* **Stored rows**:
[start]
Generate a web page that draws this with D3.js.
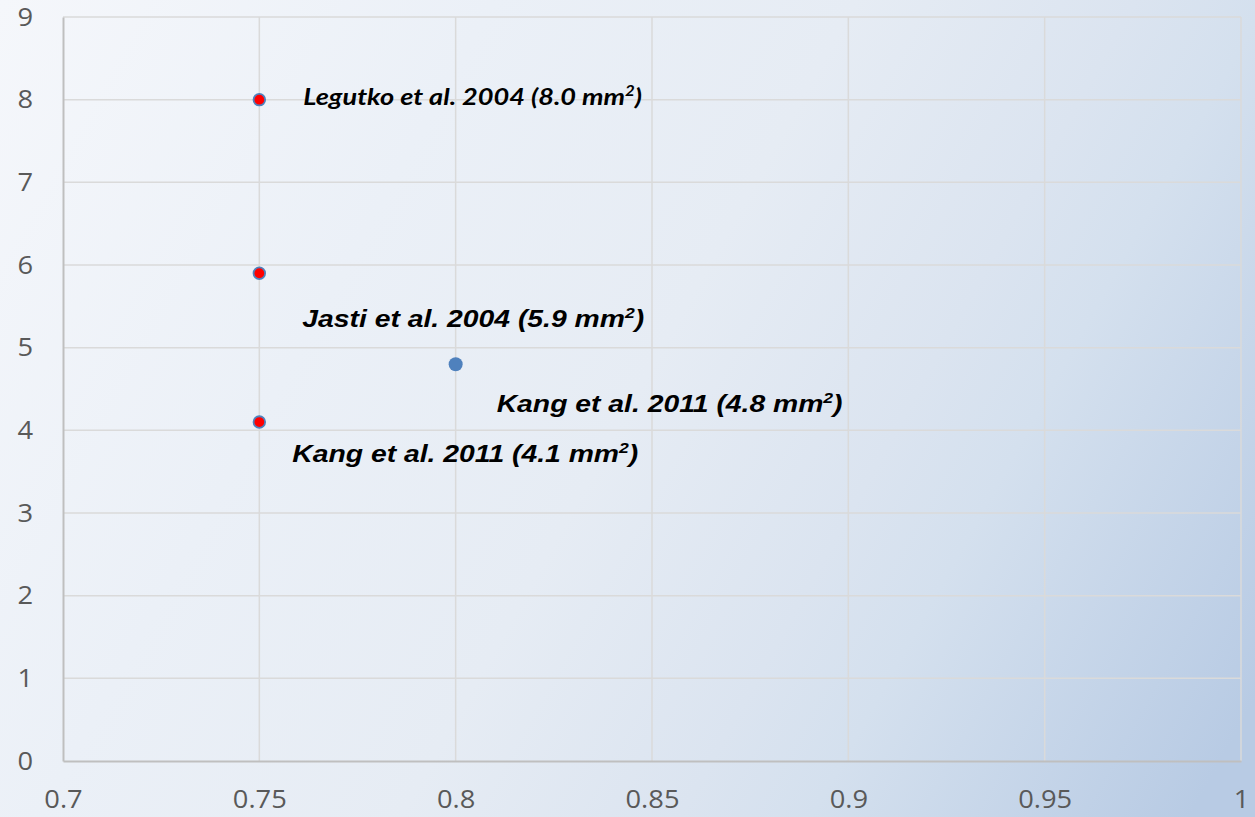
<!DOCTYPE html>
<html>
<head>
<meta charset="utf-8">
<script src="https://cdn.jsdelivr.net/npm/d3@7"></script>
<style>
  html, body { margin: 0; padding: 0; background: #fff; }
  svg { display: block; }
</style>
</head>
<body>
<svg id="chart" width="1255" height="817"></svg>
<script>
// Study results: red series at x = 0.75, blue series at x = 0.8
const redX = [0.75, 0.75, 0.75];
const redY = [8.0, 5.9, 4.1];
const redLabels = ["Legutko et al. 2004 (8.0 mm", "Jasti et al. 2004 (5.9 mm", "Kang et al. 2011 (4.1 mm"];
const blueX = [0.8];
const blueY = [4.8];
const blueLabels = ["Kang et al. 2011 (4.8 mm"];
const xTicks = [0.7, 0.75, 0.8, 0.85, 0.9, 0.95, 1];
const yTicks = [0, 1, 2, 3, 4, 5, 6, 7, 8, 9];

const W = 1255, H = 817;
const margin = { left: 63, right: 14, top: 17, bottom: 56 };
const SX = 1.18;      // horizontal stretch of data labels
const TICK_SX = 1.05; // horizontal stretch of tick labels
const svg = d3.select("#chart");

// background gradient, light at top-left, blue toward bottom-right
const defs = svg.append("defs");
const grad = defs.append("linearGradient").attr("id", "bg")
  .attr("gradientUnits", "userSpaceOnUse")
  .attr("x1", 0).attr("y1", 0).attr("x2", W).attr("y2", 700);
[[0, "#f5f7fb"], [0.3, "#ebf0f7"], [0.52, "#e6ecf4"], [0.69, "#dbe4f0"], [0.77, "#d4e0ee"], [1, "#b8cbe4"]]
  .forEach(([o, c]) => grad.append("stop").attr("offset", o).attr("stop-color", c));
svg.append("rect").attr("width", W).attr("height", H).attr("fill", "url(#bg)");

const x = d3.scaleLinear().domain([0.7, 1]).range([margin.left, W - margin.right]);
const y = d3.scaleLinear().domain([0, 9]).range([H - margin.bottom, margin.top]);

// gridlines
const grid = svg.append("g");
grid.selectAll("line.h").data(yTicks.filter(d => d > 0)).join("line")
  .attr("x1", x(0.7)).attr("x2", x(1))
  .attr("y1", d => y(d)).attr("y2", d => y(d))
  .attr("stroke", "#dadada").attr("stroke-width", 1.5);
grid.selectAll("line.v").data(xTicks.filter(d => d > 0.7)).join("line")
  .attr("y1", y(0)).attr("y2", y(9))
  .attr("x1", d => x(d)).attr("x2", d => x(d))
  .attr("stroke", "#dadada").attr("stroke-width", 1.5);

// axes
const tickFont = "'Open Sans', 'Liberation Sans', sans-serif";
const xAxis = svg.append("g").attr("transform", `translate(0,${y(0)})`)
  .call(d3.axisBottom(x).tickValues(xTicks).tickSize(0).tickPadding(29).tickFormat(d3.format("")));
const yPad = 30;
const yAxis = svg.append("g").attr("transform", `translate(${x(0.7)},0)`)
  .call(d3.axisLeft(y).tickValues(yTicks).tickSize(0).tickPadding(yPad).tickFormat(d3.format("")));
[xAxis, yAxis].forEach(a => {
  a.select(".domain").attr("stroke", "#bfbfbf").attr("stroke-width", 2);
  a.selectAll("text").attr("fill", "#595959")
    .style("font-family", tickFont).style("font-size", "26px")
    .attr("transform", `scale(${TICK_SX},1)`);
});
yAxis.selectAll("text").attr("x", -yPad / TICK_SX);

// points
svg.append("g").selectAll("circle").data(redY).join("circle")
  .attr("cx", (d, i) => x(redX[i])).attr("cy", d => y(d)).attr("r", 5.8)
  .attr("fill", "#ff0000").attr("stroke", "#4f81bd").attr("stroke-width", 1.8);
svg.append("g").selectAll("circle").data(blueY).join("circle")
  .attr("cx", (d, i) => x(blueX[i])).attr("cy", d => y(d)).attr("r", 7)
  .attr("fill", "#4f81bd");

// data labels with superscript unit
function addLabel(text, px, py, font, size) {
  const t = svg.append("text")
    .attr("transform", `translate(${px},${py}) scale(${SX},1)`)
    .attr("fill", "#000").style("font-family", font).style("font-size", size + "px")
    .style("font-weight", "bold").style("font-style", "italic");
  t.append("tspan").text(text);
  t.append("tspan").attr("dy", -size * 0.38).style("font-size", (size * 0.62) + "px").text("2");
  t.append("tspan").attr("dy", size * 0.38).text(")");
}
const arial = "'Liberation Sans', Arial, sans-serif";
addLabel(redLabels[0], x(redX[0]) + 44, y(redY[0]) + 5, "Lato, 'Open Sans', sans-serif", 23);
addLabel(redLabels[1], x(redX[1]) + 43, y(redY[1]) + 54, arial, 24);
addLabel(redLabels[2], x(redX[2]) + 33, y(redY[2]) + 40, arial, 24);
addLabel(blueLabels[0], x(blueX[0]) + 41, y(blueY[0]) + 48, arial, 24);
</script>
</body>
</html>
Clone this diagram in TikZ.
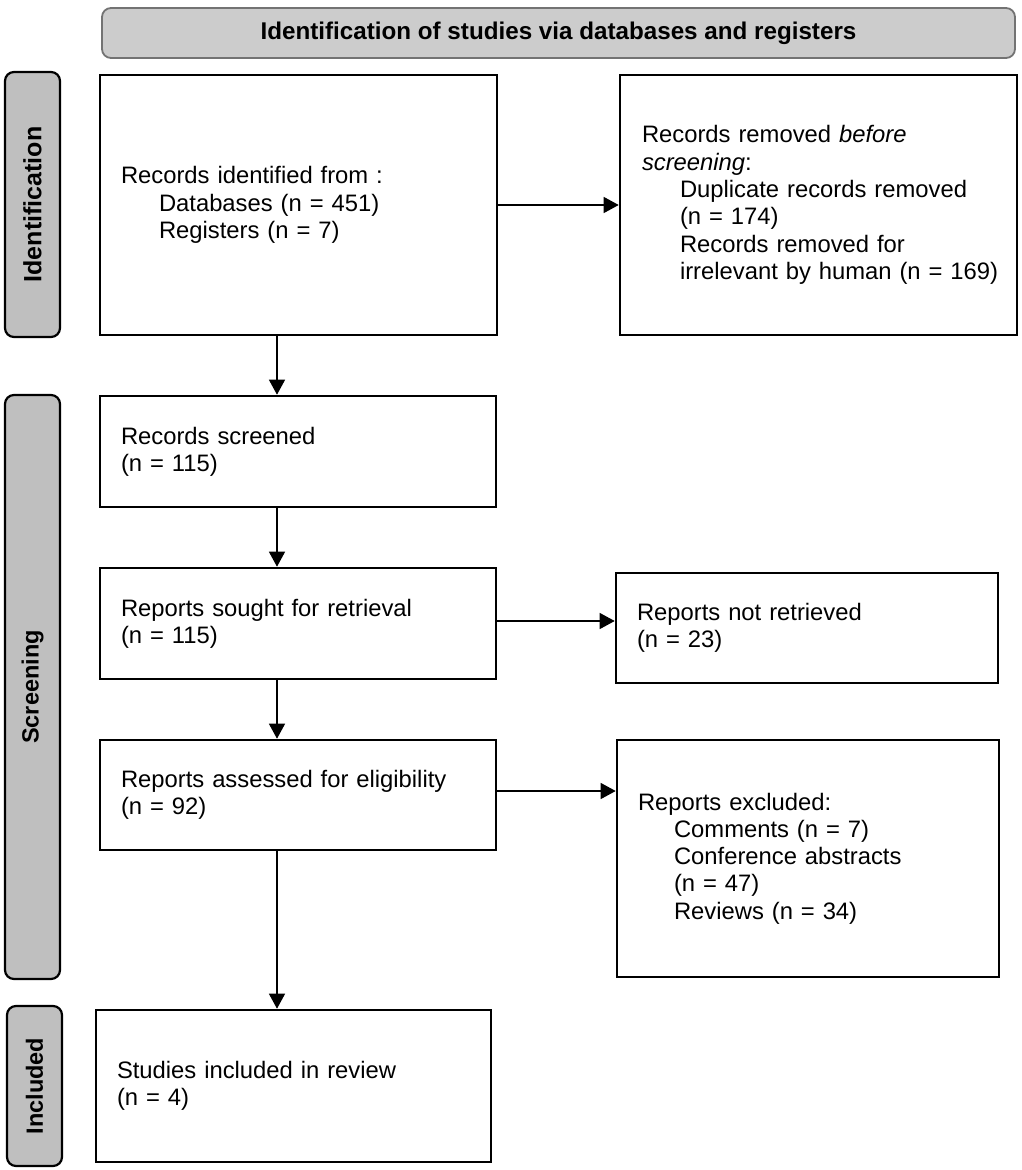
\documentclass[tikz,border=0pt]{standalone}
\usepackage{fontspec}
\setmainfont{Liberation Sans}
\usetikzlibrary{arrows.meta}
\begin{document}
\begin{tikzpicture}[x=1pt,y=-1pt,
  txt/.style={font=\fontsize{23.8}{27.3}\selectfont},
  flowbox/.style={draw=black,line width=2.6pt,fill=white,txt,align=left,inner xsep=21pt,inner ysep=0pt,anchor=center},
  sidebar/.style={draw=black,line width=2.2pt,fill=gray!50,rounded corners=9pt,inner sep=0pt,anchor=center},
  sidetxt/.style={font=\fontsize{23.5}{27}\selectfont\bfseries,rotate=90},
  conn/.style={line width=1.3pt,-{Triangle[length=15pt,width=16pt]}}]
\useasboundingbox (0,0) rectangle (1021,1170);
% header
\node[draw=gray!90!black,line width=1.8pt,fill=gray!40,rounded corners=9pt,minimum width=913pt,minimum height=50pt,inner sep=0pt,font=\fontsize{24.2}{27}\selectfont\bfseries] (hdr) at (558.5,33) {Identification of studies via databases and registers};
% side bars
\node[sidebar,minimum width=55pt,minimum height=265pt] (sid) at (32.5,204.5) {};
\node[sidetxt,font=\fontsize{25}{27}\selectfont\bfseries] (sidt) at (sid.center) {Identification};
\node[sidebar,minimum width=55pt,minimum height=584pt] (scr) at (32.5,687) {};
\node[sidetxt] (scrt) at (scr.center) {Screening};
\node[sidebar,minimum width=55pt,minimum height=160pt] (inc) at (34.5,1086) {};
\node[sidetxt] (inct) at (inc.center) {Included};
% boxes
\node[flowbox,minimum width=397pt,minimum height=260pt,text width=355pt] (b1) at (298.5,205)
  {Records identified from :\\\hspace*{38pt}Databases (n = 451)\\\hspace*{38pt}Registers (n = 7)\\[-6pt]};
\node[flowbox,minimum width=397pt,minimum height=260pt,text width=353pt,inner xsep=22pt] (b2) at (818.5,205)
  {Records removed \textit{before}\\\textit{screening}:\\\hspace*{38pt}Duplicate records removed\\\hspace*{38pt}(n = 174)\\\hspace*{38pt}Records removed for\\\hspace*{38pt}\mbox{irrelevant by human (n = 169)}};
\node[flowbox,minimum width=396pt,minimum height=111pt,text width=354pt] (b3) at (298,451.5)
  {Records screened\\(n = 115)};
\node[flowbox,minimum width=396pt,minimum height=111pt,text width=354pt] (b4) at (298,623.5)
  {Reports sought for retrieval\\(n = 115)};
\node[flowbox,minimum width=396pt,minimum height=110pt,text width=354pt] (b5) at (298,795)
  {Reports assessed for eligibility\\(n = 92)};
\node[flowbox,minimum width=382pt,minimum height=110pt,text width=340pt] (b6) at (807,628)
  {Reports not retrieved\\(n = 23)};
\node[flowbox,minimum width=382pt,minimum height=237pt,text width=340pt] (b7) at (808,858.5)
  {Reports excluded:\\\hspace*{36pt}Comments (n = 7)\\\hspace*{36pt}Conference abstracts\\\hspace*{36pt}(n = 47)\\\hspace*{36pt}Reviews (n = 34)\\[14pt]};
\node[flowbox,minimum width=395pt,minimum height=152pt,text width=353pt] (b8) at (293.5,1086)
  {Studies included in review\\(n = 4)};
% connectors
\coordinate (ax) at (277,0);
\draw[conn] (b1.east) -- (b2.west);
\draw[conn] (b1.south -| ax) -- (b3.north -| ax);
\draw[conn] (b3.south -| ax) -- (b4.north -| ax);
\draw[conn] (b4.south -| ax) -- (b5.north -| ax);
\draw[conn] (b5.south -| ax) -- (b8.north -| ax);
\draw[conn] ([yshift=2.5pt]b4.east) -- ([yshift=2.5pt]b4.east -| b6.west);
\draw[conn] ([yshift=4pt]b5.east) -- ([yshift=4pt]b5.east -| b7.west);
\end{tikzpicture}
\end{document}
[end]
* **What the task asks**: Look through the listing and extract every line with "this" in it.

* **Reply to the exercise**:
Generate a web page that draws this with D3.js.
Clone this diagram in TikZ.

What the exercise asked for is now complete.